◆ **THE REQUEST**
Copy the data that follows exactly. Include no pictures.

◆ **EXCERPTED RECORDS**
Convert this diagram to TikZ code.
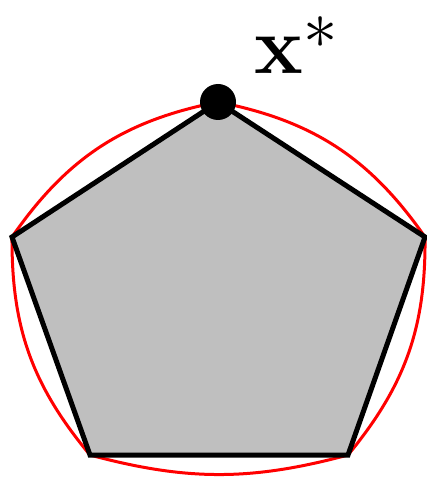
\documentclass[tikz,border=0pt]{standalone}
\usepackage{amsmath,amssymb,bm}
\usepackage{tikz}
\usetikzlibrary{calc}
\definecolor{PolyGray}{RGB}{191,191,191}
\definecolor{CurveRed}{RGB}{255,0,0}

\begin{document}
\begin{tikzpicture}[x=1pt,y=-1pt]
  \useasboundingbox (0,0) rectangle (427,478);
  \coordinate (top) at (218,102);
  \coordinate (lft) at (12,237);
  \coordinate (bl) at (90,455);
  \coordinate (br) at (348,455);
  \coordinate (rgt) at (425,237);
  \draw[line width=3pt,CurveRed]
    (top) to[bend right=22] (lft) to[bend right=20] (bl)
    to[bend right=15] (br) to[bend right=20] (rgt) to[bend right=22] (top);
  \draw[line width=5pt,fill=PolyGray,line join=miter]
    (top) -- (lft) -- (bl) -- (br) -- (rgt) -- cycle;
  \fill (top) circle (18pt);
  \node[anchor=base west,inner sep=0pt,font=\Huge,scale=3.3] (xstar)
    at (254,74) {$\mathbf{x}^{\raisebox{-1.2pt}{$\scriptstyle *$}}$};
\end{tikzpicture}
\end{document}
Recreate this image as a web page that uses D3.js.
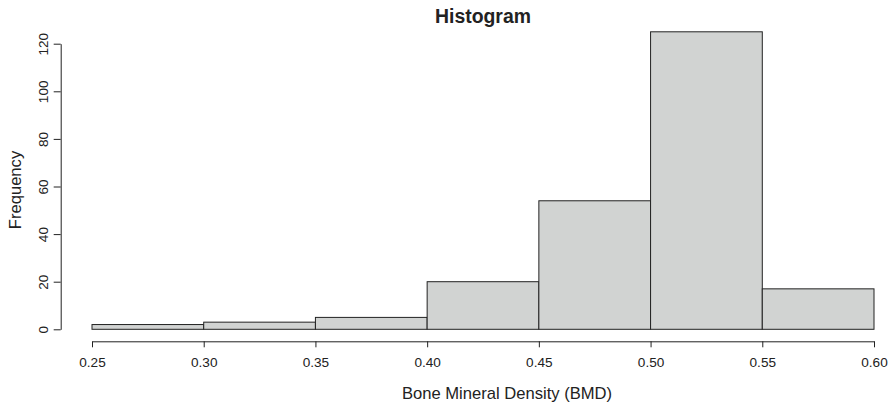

◆ **OUTPUT OF THE EXERCISE**
Convert this diagram to TikZ code.
\documentclass[tikz,border=0pt]{standalone}
\usepackage{amsmath,amssymb,bm}
\usepackage{tikz}
\usetikzlibrary{calc}
\definecolor{PolyGray}{RGB}{191,191,191}
\definecolor{CurveRed}{RGB}{255,0,0}

\begin{document}
\begin{tikzpicture}[x=1pt,y=-1pt]
  \useasboundingbox (0,0) rectangle (427,478);
  \coordinate (top) at (218,102);
  \coordinate (lft) at (12,237);
  \coordinate (bl) at (90,455);
  \coordinate (br) at (348,455);
  \coordinate (rgt) at (425,237);
  \draw[line width=3pt,CurveRed]
    (top) to[bend right=22] (lft) to[bend right=20] (bl)
    to[bend right=15] (br) to[bend right=20] (rgt) to[bend right=22] (top);
  \draw[line width=5pt,fill=PolyGray,line join=miter]
    (top) -- (lft) -- (bl) -- (br) -- (rgt) -- cycle;
  \fill (top) circle (18pt);
  \node[anchor=base west,inner sep=0pt,font=\Huge,scale=3.3] (xstar)
    at (254,74) {$\mathbf{x}^{\raisebox{-1.2pt}{$\scriptstyle *$}}$};
\end{tikzpicture}
\end{document}
Recreate this image as a web page that uses D3.js.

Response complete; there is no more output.